Opposition Leader James Nomane has called for the immediate suspension of a K20 million funds transfer from a commercial bank account into a government-linked seed capital facility.
Nomane said the decision raised serious concerns about transparency, governance, and Papua New Guinea’s compliance with international anti–money laundering and counter-terrorism financing standards, particularly given the country’s ongoing placement on the Financial Action Task Force (FATF) grey list.
This comes after the Papua New Guinea Defence Council approved the transfer of K20 million from the Defence Commercial Support Programme (CSP) Trust Account held at Bank South Pacific to the National Banking Corporation seed capital account.
Nomane said the Government continued to state its commitment to AML/CFT reforms, but that decisions like this raised serious questions about oversight and accountability.

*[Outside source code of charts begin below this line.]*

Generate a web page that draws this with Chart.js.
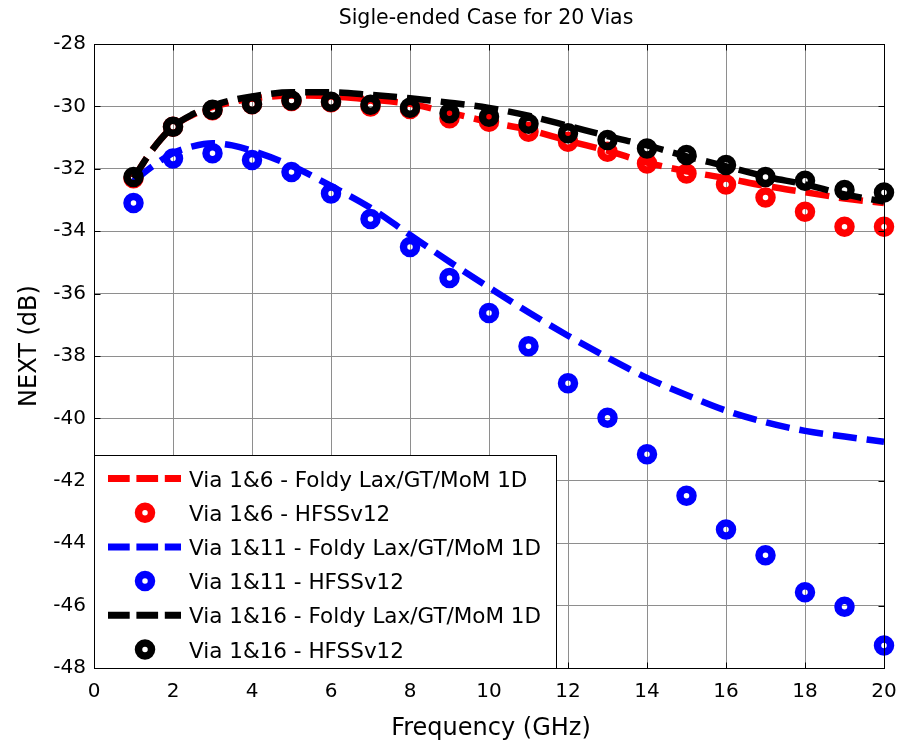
<!DOCTYPE html>
<html>
<head>
<meta charset="utf-8">
<title>Sigle-ended Case for 20 Vias</title>
<script src="https://cdn.jsdelivr.net/npm/chart.js@4.4.1/dist/chart.umd.min.js"></script>
<style>
  html, body { margin: 0; padding: 0; background: #fff; }
  #wrap { width: 901px; height: 744px; }
</style>
</head>
<body>
<div id="wrap"><canvas id="c" width="901" height="744"></canvas></div>
<script>
// Frequency grid of the model curves (GHz)
const modelFreq = [1, 1.5, 2, 2.5, 3, 3.5, 4, 5, 6, 7, 8, 9, 10, 11, 12, 13, 14, 15, 16, 17, 18, 19, 20];
// Foldy Lax/GT/MoM 1D results (dB)
const model_1_6  = [-32.3, -31.35, -30.65, -30.27, -30.02, -29.86, -29.75, -29.65, -29.68, -29.78, -29.92, -30.2, -30.5, -30.75, -31.1, -31.42, -31.8, -32.08, -32.3, -32.55, -32.75, -32.95, -33.1];
const model_1_11 = [-32.4, -31.9, -31.5, -31.28, -31.18, -31.25, -31.42, -31.9, -32.55, -33.25, -34.12, -34.98, -35.8, -36.6, -37.35, -38.05, -38.7, -39.25, -39.75, -40.12, -40.4, -40.58, -40.75];
const model_1_16 = [-32.3, -31.35, -30.65, -30.25, -29.98, -29.8, -29.68, -29.55, -29.55, -29.63, -29.74, -29.88, -30.05, -30.3, -30.62, -30.95, -31.25, -31.6, -31.92, -32.25, -32.5, -32.82, -33.05];

// HFSS v12 sample frequencies (GHz) and results (dB)
const hfssFreq = [1, 2, 3, 4, 5, 6, 7, 8, 9, 10, 11, 12, 13, 14, 15, 16, 17, 18, 19, 20];
const hfss_1_6  = [-32.3, -30.65, -30.12, -29.93, -29.83, -29.87, -30.0, -30.08, -30.38, -30.49, -30.81, -31.13, -31.45, -31.83, -32.15, -32.5, -32.92, -33.38, -33.86, -33.86];
const hfss_1_11 = [-33.1, -31.67, -31.5, -31.72, -32.1, -32.79, -33.61, -34.51, -35.5, -36.62, -37.69, -38.87, -39.98, -41.15, -42.48, -43.56, -44.39, -45.57, -46.04, -47.28];
const hfss_1_16 = [-32.26, -30.65, -30.11, -29.92, -29.81, -29.85, -29.95, -30.04, -30.22, -30.33, -30.56, -30.86, -31.08, -31.35, -31.56, -31.88, -32.26, -32.38, -32.68, -32.76];

const seriesNames = [
  'Via 1&6 - Foldy Lax/GT/MoM 1D',
  'Via 1&6 - HFSSv12',
  'Via 1&11 - Foldy Lax/GT/MoM 1D',
  'Via 1&11 - HFSSv12',
  'Via 1&16 - Foldy Lax/GT/MoM 1D',
  'Via 1&16 - HFSSv12'
];
const seriesColors = ['#ff0000', '#ff0000', '#0000ff', '#0000ff', '#000000', '#000000'];
const seriesKinds  = ['line', 'marker', 'line', 'marker', 'line', 'marker'];

const titleText = 'Sigle-ended Case for 20 Vias';
const xTitle = 'Frequency (GHz)';
const yTitle = 'NEXT (dB)';

const FONT = '"DejaVu Sans", "Liberation Sans", Arial, sans-serif';

function pts(xs, ys) { return xs.map((x, i) => ({ x: x, y: ys[i] })); }

function lineSet(i, data) {
  return {
    label: seriesNames[i], data: data, order: 6 - i,
    borderColor: seriesColors[i], backgroundColor: seriesColors[i],
    borderWidth: 6.5, borderDash: [24, 10], borderCapStyle: 'butt',
    pointRadius: 0, fill: false, showLine: true,
    cubicInterpolationMode: 'monotone'
  };
}
function markerSet(i, data) {
  return {
    label: seriesNames[i], data: data, order: 6 - i,
    borderColor: seriesColors[i], backgroundColor: 'rgba(0,0,0,0)',
    showLine: false, pointStyle: 'circle',
    pointRadius: 6.5, pointBorderWidth: 7.5,
    pointBackgroundColor: 'rgba(0,0,0,0)', pointBorderColor: seriesColors[i],
    clip: false
  };
}

// Axes box, inward ticks, labels and legend
const decorations = {
  id: 'decorations',
  afterDatasetsDraw(chart) {
    const { ctx, chartArea: a, scales } = chart;
    const xs = scales.x, ys = scales.y;
    ctx.save();
    ctx.strokeStyle = '#000';
    ctx.lineWidth = 1;
    const L = Math.round(a.left) + 0.5, R = Math.round(a.right) + 0.5;
    const T = Math.round(a.top) + 0.5, B = Math.round(a.bottom) + 0.5;
    ctx.strokeRect(L, T, R - L, B - T);
    // inward tick marks
    ctx.beginPath();
    xs.ticks.forEach(t => {
      const px = Math.round(xs.getPixelForValue(t.value)) + 0.5;
      ctx.moveTo(px, B); ctx.lineTo(px, B - 6);
      ctx.moveTo(px, T); ctx.lineTo(px, T + 6);
    });
    ys.ticks.forEach(t => {
      const py = Math.round(ys.getPixelForValue(t.value)) + 0.5;
      ctx.moveTo(L, py); ctx.lineTo(L + 6, py);
      ctx.moveTo(R, py); ctx.lineTo(R - 6, py);
    });
    ctx.stroke();

    // legend box
    const lx0 = L, lx1 = 556.5, ly0 = 455.5, ly1 = B;
    ctx.fillStyle = '#fff';
    ctx.fillRect(lx0, ly0, lx1 - lx0, ly1 - ly0);
    ctx.strokeRect(lx0, ly0, lx1 - lx0, ly1 - ly0);
    ctx.font = '21.5px ' + FONT;
    ctx.textAlign = 'left';
    ctx.textBaseline = 'alphabetic';
    for (let i = 0; i < seriesNames.length; i++) {
      const cy = 478.5 + i * 34.2;
      const col = seriesColors[i];
      if (seriesKinds[i] === 'line') {
        ctx.save();
        ctx.strokeStyle = col;
        ctx.lineWidth = 7;
        ctx.lineCap = 'butt';
        ctx.setLineDash([21.7, 6.7]);
        ctx.beginPath();
        ctx.moveTo(108, cy); ctx.lineTo(181, cy);
        ctx.stroke();
        ctx.restore();
      } else {
        ctx.save();
        ctx.strokeStyle = col;
        ctx.lineWidth = 7.5;
        ctx.beginPath();
        ctx.arc(145, cy, 6.5, 0, Math.PI * 2);
        ctx.stroke();
        ctx.restore();
      }
      ctx.fillStyle = '#000';
      ctx.fillText(seriesNames[i], 189, cy + 8);
    }

    // title and axis titles
    ctx.fillStyle = '#000';
    ctx.textAlign = 'center';
    ctx.font = '20.5px ' + FONT;
    ctx.fillText(titleText, 486, 24);
    ctx.font = '24px ' + FONT;
    ctx.fillText(xTitle, 491, 735);
    ctx.save();
    ctx.translate(36, 346);
    ctx.rotate(-Math.PI / 2);
    ctx.fillText(yTitle, 0, 0);
    ctx.restore();
    ctx.restore();
  }
};

new Chart(document.getElementById('c'), {
  type: 'scatter',
  data: {
    datasets: [
      lineSet(0, pts(modelFreq, model_1_6)),
      markerSet(1, pts(hfssFreq, hfss_1_6)),
      lineSet(2, pts(modelFreq, model_1_11)),
      markerSet(3, pts(hfssFreq, hfss_1_11)),
      lineSet(4, pts(modelFreq, model_1_16)),
      markerSet(5, pts(hfssFreq, hfss_1_16))
    ]
  },
  options: {
    responsive: false,
    animation: false,
    devicePixelRatio: 1,
    layout: { padding: { top: 44, right: 17, bottom: 0, left: 0 } },
    scales: {
      x: {
        type: 'linear', min: 0, max: 20,
        ticks: { stepSize: 2, color: '#000', font: { family: FONT, size: 20 }, padding: 12, maxRotation: 0 },
        grid: { color: '#8e8e8e', lineWidth: 1, drawTicks: false },
        border: { display: false },
        afterFit(s) { s.height = 76; s.paddingLeft = 0; s.paddingRight = 0; }
      },
      y: {
        type: 'linear', min: -48, max: -28,
        ticks: { stepSize: 2, color: '#000', font: { family: FONT, size: 20 }, padding: 8 },
        grid: { color: '#8e8e8e', lineWidth: 1, drawTicks: false },
        border: { display: false },
        afterFit(s) { s.width = 94; s.paddingTop = 0; s.paddingBottom = 0; }
      }
    },
    plugins: {
      legend: { display: false },
      tooltip: { enabled: false },
      title: { display: false }
    }
  },
  plugins: [decorations]
});
</script>
</body>
</html>
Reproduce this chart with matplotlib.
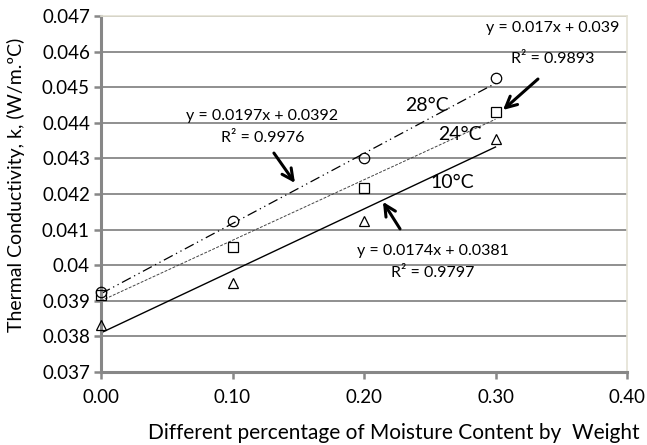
import numpy as np
from matplotlib import pyplot as plt

# moisture content (fraction by weight)
moisture = [0.0, 0.1, 0.2, 0.3]

# measured thermal conductivity, W/m.C
k_28 = [0.03926, 0.04125, 0.0430, 0.04525]
k_24 = [0.03916, 0.04051, 0.04216, 0.04429]
k_10 = [0.03832, 0.0395, 0.04125, 0.04354]

# trendline coefficients (slope, intercept) as printed on the chart
fit_28 = (0.0197, 0.0392)
fit_24 = (0.017, 0.039)
fit_10 = (0.0174, 0.0381)

x_ticks = [0.0, 0.1, 0.2, 0.3, 0.4]
y_ticks = [0.037, 0.038, 0.039, 0.040, 0.041, 0.042, 0.043, 0.044, 0.045, 0.046, 0.047]
y_tick_labels = ["0.037", "0.038", "0.039", "0.04", "0.041", "0.042",
                 "0.043", "0.044", "0.045", "0.046", "0.047"]

plt.rcParams["font.family"] = ["Lato", "DejaVu Sans"]

fig = plt.figure(figsize=(6.47, 4.45), dpi=100)
ax = fig.add_axes([101 / 647, 1 - 372 / 445, 526 / 647, 356 / 445])

grid_col = "#878787"
ax.set_axisbelow(True)
ax.yaxis.grid(True, color=grid_col, linewidth=1.3)

# trendlines
xs = np.array([moisture[0], moisture[-1]])
ax.plot(xs, fit_10[0] * xs + fit_10[1], color="black", linewidth=1.0)
ax.plot(xs, fit_24[0] * xs + fit_24[1], color="#444444", linewidth=0.7,
        linestyle=(0, (3, 1.5)))
ax.plot(xs, fit_28[0] * xs + fit_28[1], color="black", linewidth=0.9,
        linestyle=(0, (8, 3, 1, 3, 1, 3)))

# measured points, drawn over the axis line
mk = dict(linestyle="none", markersize=7.5, markerfacecolor="none",
          markeredgecolor="black", markeredgewidth=0.9, clip_on=False, zorder=4)
ax.plot(moisture, k_28, marker="o", **mk)
ax.plot(moisture, k_24, marker="s", **mk)
ax.plot(moisture, k_10, marker="^", **mk)

ax.set_xlim(0, 0.4)
ax.set_ylim(0.037, 0.047)
ax.set_xticks(x_ticks)
ax.set_xticklabels([f"{v:.2f}" for v in x_ticks])
ax.set_yticks(y_ticks)
ax.set_yticklabels(y_tick_labels)
ax.tick_params(axis="both", direction="out", length=5, width=1.8,
               color=grid_col, labelsize=13.5, labelcolor="black")
ax.tick_params(axis="x", pad=7)
ax.tick_params(axis="y", pad=3)

for side in ["left", "bottom"]:
    ax.spines[side].set_color(grid_col)
    ax.spines[side].set_linewidth(2.2)
for side in ["top", "right"]:
    ax.spines[side].set_color("#e4e2d4")
    ax.spines[side].set_linewidth(1.2)

# temperature labels
ax.text(0.2479, 0.0445, "28°C", fontsize=14, ha="center", va="center")
ax.text(0.2730, 0.04366, "24°C", fontsize=14, ha="center", va="center")
ax.text(0.2670, 0.04231, "10°C", fontsize=14, ha="center", va="center")

# trendline equations
eq_fs = 11.5
ax.text(0.3437, 0.04666, "y = 0.017x + 0.039", fontsize=eq_fs, ha="center", va="center")
ax.text(0.3437, 0.04579, "R² = 0.9893", fontsize=eq_fs, ha="center", va="center")
ax.text(0.1224, 0.04419, "y = 0.0197x + 0.0392", fontsize=eq_fs, ha="center", va="center")
ax.text(0.1232, 0.04357, "R² = 0.9976", fontsize=eq_fs, ha="center", va="center")
ax.text(0.2524, 0.04040, "y = 0.0174x + 0.0381", fontsize=eq_fs, ha="center", va="center")
ax.text(0.2524, 0.03978, "R² = 0.9797", fontsize=eq_fs, ha="center", va="center")

arrow = dict(arrowstyle="->,head_length=0.8,head_width=0.4", color="black",
             linewidth=2.2, shrinkA=0, shrinkB=0)
ax.annotate("", xy=(0.1475, 0.04231), xytext=(0.1315, 0.04315), arrowprops=arrow)
ax.annotate("", xy=(0.3057, 0.04436), xytext=(0.3323, 0.04523), arrowprops=arrow)
ax.annotate("", xy=(0.2144, 0.04178), xytext=(0.2274, 0.04102), arrowprops=arrow)

fig.text(394 / 647, 1 - 433 / 445, "Different percentage of Moisture Content by  Weight",
         fontsize=15, ha="center", va="center")
fig.text(16 / 647, 1 - 185 / 445, "Thermal Conductivity, k, (W/m.ºC)",
         fontsize=14, ha="center", va="center", rotation=90)

fig.savefig("out.png", dpi=100)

“Shifting funds from a fully regulated commercial banking environment into a less transparent investment account structure creates avoidable compliance risks and undermines public confidence in financial governance.”
Nomane called on Prime Minister James Marape, to suspend the transfer pending a parliamentary inquiry, the temporary removal of the Defence Minister pending investigation, an independent AML/CFT risk assessment by the Bank of Papua New Guinea, and the tabling of the Defence Council decision in Parliament.
Nomane said that Papua New Guinea was on the FATF greylist because this government failed to demonstrate credible, sustained commitment to fighting money laundering.
“A blatant example of this failure is how the Defence Council authorised the transfer of K20 million in public Defence funds from Bank South Pacific (BSP) into a National Banking Corporation (NBC) seed capital account, rather than use it on Defence Force needs like catering or equipment.
“This confirms the government is giving lip service to the people of Papua New Guinea about getting off the greylist.”